The company will require managers to come into the office at least three days per week, CEO John Stankey said in a Bloomberg Radio interview this week

Affected employees will be required to return to the office beginning in July in Dallas and Atlanta, where AT&T has major hubs, and by Sept. 4 in Los Angeles, Seattle, St. Louis, San Ramon, California, and Middletown and Bedminster, New Jersey. Eighty-five percent of the company’s employees live near one of these offices, and the remaining 15% will have to decide whether to move using the company’s relocation services, Bloomberg reported.

The interview did not include an estimation of how much office space would be maintained versus vacated.

Stankey expects his company to have 15,000 fewer employees this year than last, as AT&T progresses with its $6B cost-cutting program that began in 2020, the same year Stankey took over as CEO. The company completed the disposition of Warner Bros. and HBO last year in a reversal of the push into entertainment led by Stankey.

Like many companies, AT&T has been gradually reducing its footprint for months, including in cities where it expects to maintain an office presence, like San Ramon. In January, AT&T put 260K SF of office on the market for sublease, adding to the 330K SF it vacated in 2020.

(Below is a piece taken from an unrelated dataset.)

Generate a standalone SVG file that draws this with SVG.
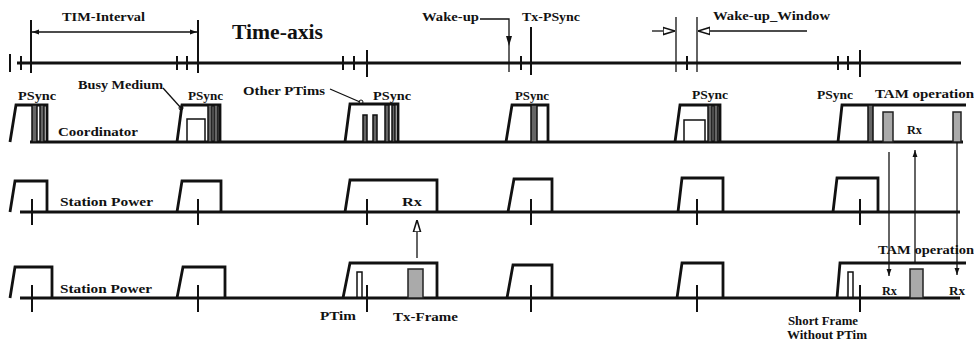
<svg xmlns="http://www.w3.org/2000/svg" width="974" height="341" viewBox="0 0 974 341">
<style>
.t{font-family:"Liberation Serif","Times New Roman",serif;font-weight:bold;font-size:13px;fill:#111}
.big{font-size:20px}
.ax{stroke:#111;stroke-width:3;fill:none}
.tk{stroke:#111;stroke-width:2;fill:none}
.pl{stroke:#111;stroke-width:2.8;fill:none;stroke-linejoin:miter}
.bar{stroke:#111;stroke-width:1.5;fill:#666}
.sh{stroke:#222;stroke-width:1.5;fill:#aaa}
.box{stroke:#111;stroke-width:1.5;fill:none}
.ln{stroke:#111;stroke-width:1.3;fill:none}
</style>
<defs>
<marker id="ah" viewBox="0 0 10 10" refX="10" refY="5" markerWidth="7" markerHeight="7" orient="auto-start-reverse" markerUnits="userSpaceOnUse">
<path d="M0,1.5 L10,5 L0,8.5 Z" fill="#111"/>
</marker>
<marker id="oh" viewBox="0 0 10 10" refX="10" refY="5" markerWidth="12" markerHeight="12" orient="auto" markerUnits="userSpaceOnUse">
<path d="M0,2 L10,5 L0,8 Z" fill="#fff" stroke="#111" stroke-width="1.3"/>
</marker>
</defs>

<g id="time-axis">
<line class="ax" x1="17" y1="63" x2="961" y2="63"/>
<path class="tk" d="M10,54V72 M21,56V70 M31,20V73 M177,56V70 M187,56V70 M198,20V73 M343,56V70 M354,56V70 M367,50V77 M521,56V70 M687,56V70 M838,56V70 M848,56V70 M860,50V77"/>
<text class="t big" x="232" y="39" textLength="91" lengthAdjust="spacingAndGlyphs">Time-axis</text>
</g>

<g id="tim-interval">
<line class="ln" x1="32" y1="32" x2="197" y2="32" marker-start="url(#ah)" marker-end="url(#ah)"/>
<text class="t" x="62" y="21" textLength="83" lengthAdjust="spacingAndGlyphs">TIM-Interval</text>
</g>

<g id="wake-up">
<text class="t" x="422" y="21" textLength="57" lengthAdjust="spacingAndGlyphs">Wake-up</text>
<polyline class="ln" points="480,19 509,19 509,72"/>
<path d="M506,36 L509,46 L512,36 Z" fill="#111"/>
</g>

<g id="tx-psync">
<text class="t" x="522" y="21" textLength="58" lengthAdjust="spacingAndGlyphs">Tx-PSync</text>
<line class="tk" x1="531" y1="27" x2="531" y2="75"/>
</g>

<g id="wake-up-window">
<path class="ln" d="M676,17V72 M697,17V72"/>
<line class="ln" x1="652" y1="31" x2="675" y2="31" marker-end="url(#oh)"/>
<line class="ln" x1="807" y1="31" x2="698" y2="31" marker-end="url(#oh)"/>
<text class="t" x="713" y="20" textLength="117" lengthAdjust="spacingAndGlyphs">Wake-up_Window</text>
</g>

<g id="coordinator">
<line class="ax" x1="30" y1="142" x2="963" y2="142"/>
<text class="t" x="58" y="136" textLength="80" lengthAdjust="spacingAndGlyphs">Coordinator</text>
<polyline class="pl" points="10,142 16,105 47,105 47,142"/>
<rect class="bar" x="32" y="105" width="5" height="37"/>
<rect class="bar" x="40" y="105" width="4" height="37"/>
<polyline class="pl" points="177,142 182,105 220,105 220,142"/>
<rect class="box" x="187" y="119" width="18" height="23"/>
<rect class="bar" x="208" y="105" width="4" height="37"/>
<rect class="bar" x="214" y="105" width="4" height="37"/>
<polyline class="pl" points="345,142 350,104 398,104 398,142"/>
<rect class="bar" x="363" y="115" width="4" height="27"/>
<rect class="bar" x="373" y="115" width="4" height="27"/>
<rect class="bar" x="385" y="105" width="4" height="37"/>
<rect class="bar" x="392" y="105" width="3" height="37"/>
<polyline class="pl" points="506,142 512,105 548,105 548,142"/>
<rect class="bar" x="531" y="105" width="6" height="37"/>
<polyline class="pl" points="675,142 680,105 720,105 720,142"/>
<rect class="box" x="684" y="120" width="21" height="22"/>
<rect class="bar" x="708" y="105" width="4" height="37"/>
<rect class="bar" x="714" y="105" width="4" height="37"/>
<polyline class="pl" points="838,142 842,105 966,105"/>
<rect class="bar" x="868" y="105" width="5" height="37"/>
<rect class="sh" x="883" y="112" width="10" height="30"/>
<rect class="sh" x="953" y="112" width="8" height="30"/>
<text class="t" x="907" y="134" textLength="15" lengthAdjust="spacingAndGlyphs">Rx</text>
<text class="t" x="18" y="100" textLength="38" lengthAdjust="spacingAndGlyphs">PSync</text>
<text class="t" x="188" y="100" textLength="35" lengthAdjust="spacingAndGlyphs">PSync</text>
<text class="t" x="373" y="100" textLength="38" lengthAdjust="spacingAndGlyphs">PSync</text>
<text class="t" x="515" y="100" textLength="34" lengthAdjust="spacingAndGlyphs">PSync</text>
<text class="t" x="692" y="99" textLength="36" lengthAdjust="spacingAndGlyphs">PSync</text>
<text class="t" x="817" y="99" textLength="36" lengthAdjust="spacingAndGlyphs">PSync</text>
<text class="t" x="875" y="98" textLength="99" lengthAdjust="spacingAndGlyphs">TAM operation</text>
</g>

<g id="busy-medium">
<text class="t" x="78" y="89" textLength="85" lengthAdjust="spacingAndGlyphs">Busy Medium</text>
<line class="ln" x1="163" y1="88" x2="181" y2="108"/>
<circle cx="181" cy="108" r="2" fill="none" stroke="#111" stroke-width="1"/>
</g>

<g id="other-ptims">
<text class="t" x="243" y="95" textLength="82" lengthAdjust="spacingAndGlyphs">Other PTims</text>
<line class="ln" x1="330" y1="89" x2="360" y2="102"/>
<circle cx="361" cy="102" r="2" fill="none" stroke="#111" stroke-width="1"/>
</g>

<g id="station-power-1">
<line class="ax" x1="20" y1="212" x2="960" y2="212"/>
<text class="t" x="60" y="206" textLength="93" lengthAdjust="spacingAndGlyphs">Station Power</text>
<polyline class="pl" points="10,212 15,181 47,181 47,212"/>
<polyline class="pl" points="177,212 182,181 221,181 221,212"/>
<polyline class="pl" points="345,212 350,180 437,180 437,212"/>
<polyline class="pl" points="508,212 514,179 552,179 552,212"/>
<polyline class="pl" points="678,212 682,178 723,178 723,212"/>
<polyline class="pl" points="833,212 837,178 878,178 878,212"/>
<path class="tk" d="M32,199V225 M198,199V225 M367,199V225 M531,199V225 M697,199V225 M860,199V225"/>
<text class="t" x="402" y="206" textLength="20" lengthAdjust="spacingAndGlyphs">Rx</text>
</g>

<g id="station-power-2">
<line class="ax" x1="20" y1="298" x2="960" y2="298"/>
<text class="t" x="60" y="293" textLength="92" lengthAdjust="spacingAndGlyphs">Station Power</text>
<polyline class="pl" points="10,298 15,267 52,267 52,298"/>
<polyline class="pl" points="177,298 183,267 225,267 225,298"/>
<polyline class="pl" points="343,298 350,263 437,263 437,298"/>
<rect class="box" x="357" y="272" width="5" height="26"/>
<rect class="sh" x="408" y="269" width="15" height="29"/>
<polyline class="pl" points="507,298 513,265 552,265 552,298"/>
<polyline class="pl" points="677,298 682,263 723,263 723,298"/>
<polyline class="pl" points="837,298 840,263 966,263"/>
<rect class="box" x="848" y="272" width="5" height="26"/>
<rect class="sh" x="910" y="269" width="13" height="29"/>
<path class="tk" d="M32,285V312 M198,285V312 M367,285V312 M531,285V312 M697,285V312 M860,285V312"/>
<text class="t" x="320" y="320" textLength="36" lengthAdjust="spacingAndGlyphs">PTim</text>
<text class="t" x="393" y="321" textLength="65" lengthAdjust="spacingAndGlyphs">Tx-Frame</text>
<text class="t" x="878" y="254" textLength="96" lengthAdjust="spacingAndGlyphs">TAM operation</text>
<text class="t" x="882" y="295" textLength="15" lengthAdjust="spacingAndGlyphs">Rx</text>
<text class="t" x="949" y="295" textLength="16" lengthAdjust="spacingAndGlyphs">Rx</text>
<text class="t" x="788" y="325" textLength="70" lengthAdjust="spacingAndGlyphs">Short Frame</text>
<text class="t" x="787" y="339" textLength="80" lengthAdjust="spacingAndGlyphs">Without PTim</text>
</g>

<g id="connectors">
<line class="ln" x1="417" y1="258" x2="417" y2="220" marker-end="url(#oh)"/>
<line class="ln" x1="889" y1="152" x2="889" y2="276" marker-end="url(#ah)"/>
<line class="ln" x1="915" y1="263" x2="915" y2="150" marker-end="url(#ah)"/>
<line class="ln" x1="957" y1="142" x2="957" y2="275" marker-end="url(#ah)"/>
</g>
</svg>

Three years after the beginning of the remote work movement, several major U.S. companies are mandating their workers come back to the office, bolstering the hopes of office brokers and downtown advocates in major cities. JP Morgan’s April announcement that managing directors must be in the office every weekday has been widely cited as a sign that in-office work will make a comeback.

Actual office usage has yet to reflect such a shift, however. The latest data from Kastle Systems, for the week of May 4 through May 10, shows office usage in the 10 largest metro areas averaged 49.3%, a week-over-week decline for all the cities monitored except New York City.